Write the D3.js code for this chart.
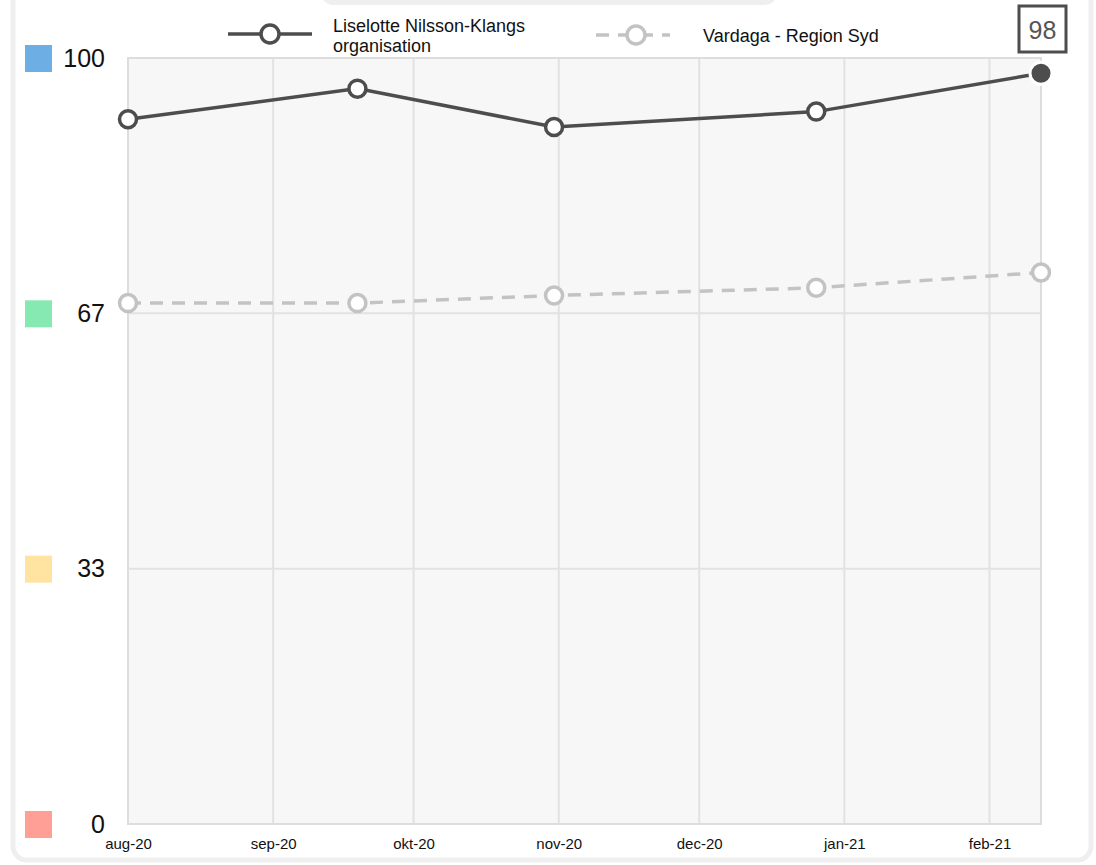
<!DOCTYPE html>
<html>
<head>
<meta charset="utf-8">
<script src="https://cdn.jsdelivr.net/npm/d3@7"></script>
<style>
  body { margin: 0; background: #fff; font-family: "Liberation Sans", Arial, sans-serif; }
</style>
</head>
<body>
<svg id="chart" width="1096" height="865"></svg>
<script>
// series data
const dates = ["2020-08-01", "2020-09-19", "2020-10-31", "2020-12-26", "2021-02-12"];
const orgValues = [92, 96, 91, 93, 98];
const regionValues = [68, 68, 69, 70, 72];
const seriesNames = ["Liselotte Nilsson-Klangs organisation", "Vardaga - Region Syd"];
// y levels + their colour keys
const levelValues = [0, 100 / 3, 200 / 3, 100];
const levelLabels = ["0", "33", "67", "100"];
const levelColors = ["#ff9f96", "#ffe3a1", "#86e9b1", "#6daee5"];
const monthNames = ["jan", "feb", "mar", "apr", "maj", "jun", "jul", "aug", "sep", "okt", "nov", "dec"];

let plotLeft = 128, plotRight = 1041, plotTop = 58, plotBottom = 824;

const svg = d3.select("#chart");
const parse = d3.timeParse("%Y-%m-%d");
const dd = dates.map(parse);

// card frame
svg.append("rect")
    .attr("x", 320).attr("y", -30).attr("width", 458).attr("height", 35)
    .attr("rx", 14).attr("fill", "#efefef");
svg.append("rect")
    .attr("x", 13).attr("y", -30).attr("width", 1078).attr("height", 890)
    .attr("rx", 14).attr("fill", "none").attr("stroke", "#efefef").attr("stroke-width", 5);

let xScale = d3.scaleTime()
    .domain([dd[0], dd[dd.length - 1]])
    .range([plotLeft, plotRight]);
let yScale = d3.scaleLinear()
    .domain([0, 100])
    .range([plotBottom, plotTop]);

// plot background
svg.append("rect")
    .attr("x", plotLeft).attr("y", plotTop)
    .attr("width", plotRight - plotLeft).attr("height", plotBottom - plotTop)
    .attr("fill", "#f7f7f7");

let months = d3.timeMonth.range(d3.timeMonth.ceil(dd[0]), dd[dd.length - 1]);
if (+months[0] !== +dd[0]) months.unshift(dd[0]);

// vertical grid
svg.append("g").selectAll("line").data(months).join("line")
    .attr("x1", d => xScale(d)).attr("x2", d => xScale(d))
    .attr("y1", plotTop).attr("y2", plotBottom)
    .attr("stroke", "#e2e2e2").attr("stroke-width", 2);

// horizontal grid
svg.append("g").selectAll("line").data(levelValues).join("line")
    .attr("x1", plotLeft).attr("x2", plotRight)
    .attr("y1", d => yScale(d)).attr("y2", d => yScale(d))
    .attr("stroke", "#e2e2e2").attr("stroke-width", 2);

// frame of plot
svg.append("rect")
    .attr("x", plotLeft).attr("y", plotTop)
    .attr("width", plotRight - plotLeft).attr("height", plotBottom - plotTop)
    .attr("fill", "none").attr("stroke", "#dddddd").attr("stroke-width", 2);

// x axis labels
let xAxis = d3.axisBottom(xScale)
    .tickValues(months)
    .tickSize(0)
    .tickPadding(14)
    .tickFormat(d => monthNames[d.getMonth()] + "-" + d3.timeFormat("%y")(d));
let xg = svg.append("g").attr("transform", "translate(0," + plotBottom + ")").call(xAxis);
xg.select(".domain").remove();
xg.selectAll("text").attr("font-size", 15).attr("fill", "#111")
    .attr("font-family", "Liberation Sans, Arial, sans-serif");

// y level keys
let lv = svg.append("g").selectAll("g").data(levelValues).join("g")
    .attr("transform", d => "translate(0," + yScale(d) + ")");
lv.append("rect")
    .attr("x", 25).attr("y", -13).attr("width", 27).attr("height", 27)
    .attr("fill", (d, i) => levelColors[i]);
lv.append("text")
    .attr("x", 105)
    .attr("dy", "0.35em")
    .attr("text-anchor", "end")
    .attr("font-size", 25).attr("fill", "#111")
    .text((d, i) => levelLabels[i]);

// lines
let line = d3.line().x((d, i) => xScale(dd[i])).y(d => yScale(d));

svg.append("path").datum(regionValues)
    .attr("d", line).attr("fill", "none")
    .attr("stroke", "#c3c3c3").attr("stroke-width", 3.5)
    .attr("stroke-dasharray", "13,9");
svg.append("g").selectAll("circle").data(regionValues).join("circle")
    .attr("cx", (d, i) => xScale(dd[i])).attr("cy", d => yScale(d))
    .attr("r", 8.5).attr("fill", "#fff")
    .attr("stroke", "#c3c3c3").attr("stroke-width", 3.5);

svg.append("path").datum(orgValues)
    .attr("d", line).attr("fill", "none")
    .attr("stroke", "#4d4d4d").attr("stroke-width", 3.5);
let lastIdx = orgValues.length - 1;
svg.append("g").selectAll("circle").data(orgValues).join("circle")
    .attr("cx", (d, i) => xScale(dd[i])).attr("cy", d => yScale(d))
    .attr("r", (d, i) => i === lastIdx ? 11 : 8.5)
    .attr("fill", (d, i) => i === lastIdx ? "#4d4d4d" : "#fff")
    .attr("stroke", (d, i) => i === lastIdx ? "#fff" : "#4d4d4d")
    .attr("stroke-width", (d, i) => i === lastIdx ? 3 : 3.5);

// latest value box
svg.append("rect")
    .attr("x", 1019).attr("y", 6).attr("width", 47).attr("height", 46)
    .attr("fill", "#fff").attr("stroke", "#4d4d4d").attr("stroke-width", 3);
svg.append("text")
    .attr("x", 1042.5).attr("y", 30).attr("dy", "0.35em")
    .attr("text-anchor", "middle").attr("font-size", 25).attr("fill", "#555")
    .text(orgValues[lastIdx]);

// legend
let lg1 = svg.append("g");
lg1.append("line").attr("x1", 228).attr("x2", 312).attr("y1", 34).attr("y2", 34)
    .attr("stroke", "#4d4d4d").attr("stroke-width", 3.5);
lg1.append("circle").attr("cx", 270).attr("cy", 34).attr("r", 9)
    .attr("fill", "#fff").attr("stroke", "#4d4d4d").attr("stroke-width", 3.5);
let t1 = lg1.append("text").attr("x", 333).attr("y", 32).attr("font-size", 18).attr("fill", "#111");
let words = seriesNames[0].split(" ");
t1.append("tspan").attr("x", 333).text(words.slice(0, 2).join(" "));
t1.append("tspan").attr("x", 333).attr("dy", 20).text(words.slice(2).join(" "));

let lg2 = svg.append("g");
lg2.append("line").attr("x1", 596).attr("x2", 670).attr("y1", 35).attr("y2", 35)
    .attr("stroke", "#c3c3c3").attr("stroke-width", 3.5).attr("stroke-dasharray", "13,9");
lg2.append("circle").attr("cx", 636).attr("cy", 35).attr("r", 9)
    .attr("fill", "#fff").attr("stroke", "#c3c3c3").attr("stroke-width", 3.5);
lg2.append("text").attr("x", 703).attr("y", 42).attr("font-size", 18).attr("fill", "#111")
    .text(seriesNames[1]);
</script>
</body>
</html>
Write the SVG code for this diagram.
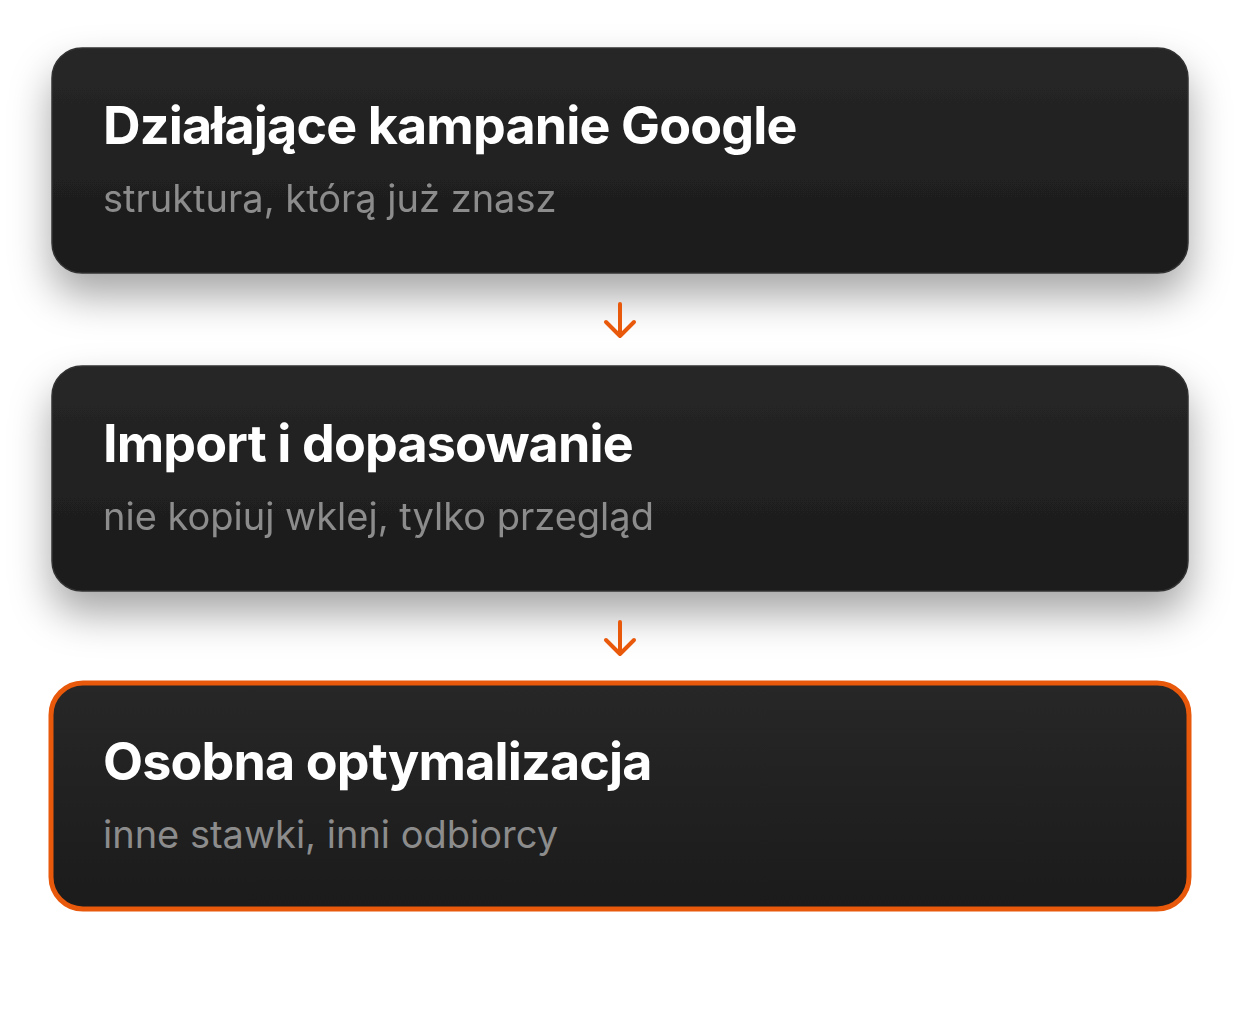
<svg xmlns="http://www.w3.org/2000/svg" width="1240" height="1010" viewBox="0 0 1240 1010">
<defs>
<linearGradient id="card" x1="0" y1="0" x2="0" y2="1">
<stop offset="0" stop-color="#272727"/>
<stop offset="1" stop-color="#1b1b1b"/>
</linearGradient>
<filter id="sh" x="-10%" y="-30%" width="120%" height="180%">
<feDropShadow dx="0" dy="22" stdDeviation="20" flood-color="#000" flood-opacity="0.35"/>
</filter>
</defs>
<style>
.card{fill:url(#card);stroke:#333;stroke-width:1.5}
.hl{stroke:#e8590c;stroke-width:5}
.t{font-family:Inter,"Noto Sans",sans-serif;font-weight:700;font-size:52px;fill:#fff;letter-spacing:-0.85px}
.s{font-family:Inter,"Noto Sans",sans-serif;font-weight:400;font-size:38px;fill:#8c8c8c}
.arr{fill:none;stroke:#e8590c;stroke-width:4;stroke-linecap:round;stroke-linejoin:round}
</style>
<rect width="1240" height="1010" fill="#fff"/>
<g id="node1" filter="url(#sh)">
<rect class="card" x="52" y="48" width="1136" height="225" rx="30"/>
<text class="t" x="103" y="144">Działające kampanie Google</text>
<text class="s" x="103" y="212">struktura, którą już znasz</text>
</g>
<g id="node2" filter="url(#sh)">
<rect class="card" x="52" y="366" width="1136" height="225" rx="30"/>
<text class="t" x="103" y="462">Import i dopasowanie</text>
<text class="s" x="103" y="530">nie kopiuj wklej, tylko przegląd</text>
</g>
<g id="node3">
<rect class="card hl" x="51" y="683" width="1138" height="226" rx="32"/>
<text class="t" x="103" y="780">Osobna optymalizacja</text>
<text class="s" x="103" y="848">inne stawki, inni odbiorcy</text>
</g>
<g id="connectors">
<path class="arr" d="M620 304 V336 M606 322 L620 336 L634 322"/>
<path class="arr" d="M620 622 V654 M606 640 L620 654 L634 640"/>
</g>
</svg>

━━━━━━━━━━━━━━━━━━━━━━━━━━━━━━

OBJECTIVE:
Everything from the top line of the data down to and including the line with "const dd = dates.map(parse);" is to be copied, except the pictures.

OUTPUT:
Write the D3.js code for this chart.
<!DOCTYPE html>
<html>
<head>
<meta charset="utf-8">
<script src="https://cdn.jsdelivr.net/npm/d3@7"></script>
<style>
  body { margin: 0; background: #fff; font-family: "Liberation Sans", Arial, sans-serif; }
</style>
</head>
<body>
<svg id="chart" width="1096" height="865"></svg>
<script>
// series data
const dates = ["2020-08-01", "2020-09-19", "2020-10-31", "2020-12-26", "2021-02-12"];
const orgValues = [92, 96, 91, 93, 98];
const regionValues = [68, 68, 69, 70, 72];
const seriesNames = ["Liselotte Nilsson-Klangs organisation", "Vardaga - Region Syd"];
// y levels + their colour keys
const levelValues = [0, 100 / 3, 200 / 3, 100];
const levelLabels = ["0", "33", "67", "100"];
const levelColors = ["#ff9f96", "#ffe3a1", "#86e9b1", "#6daee5"];
const monthNames = ["jan", "feb", "mar", "apr", "maj", "jun", "jul", "aug", "sep", "okt", "nov", "dec"];

let plotLeft = 128, plotRight = 1041, plotTop = 58, plotBottom = 824;

const svg = d3.select("#chart");
const parse = d3.timeParse("%Y-%m-%d");
const dd = dates.map(parse);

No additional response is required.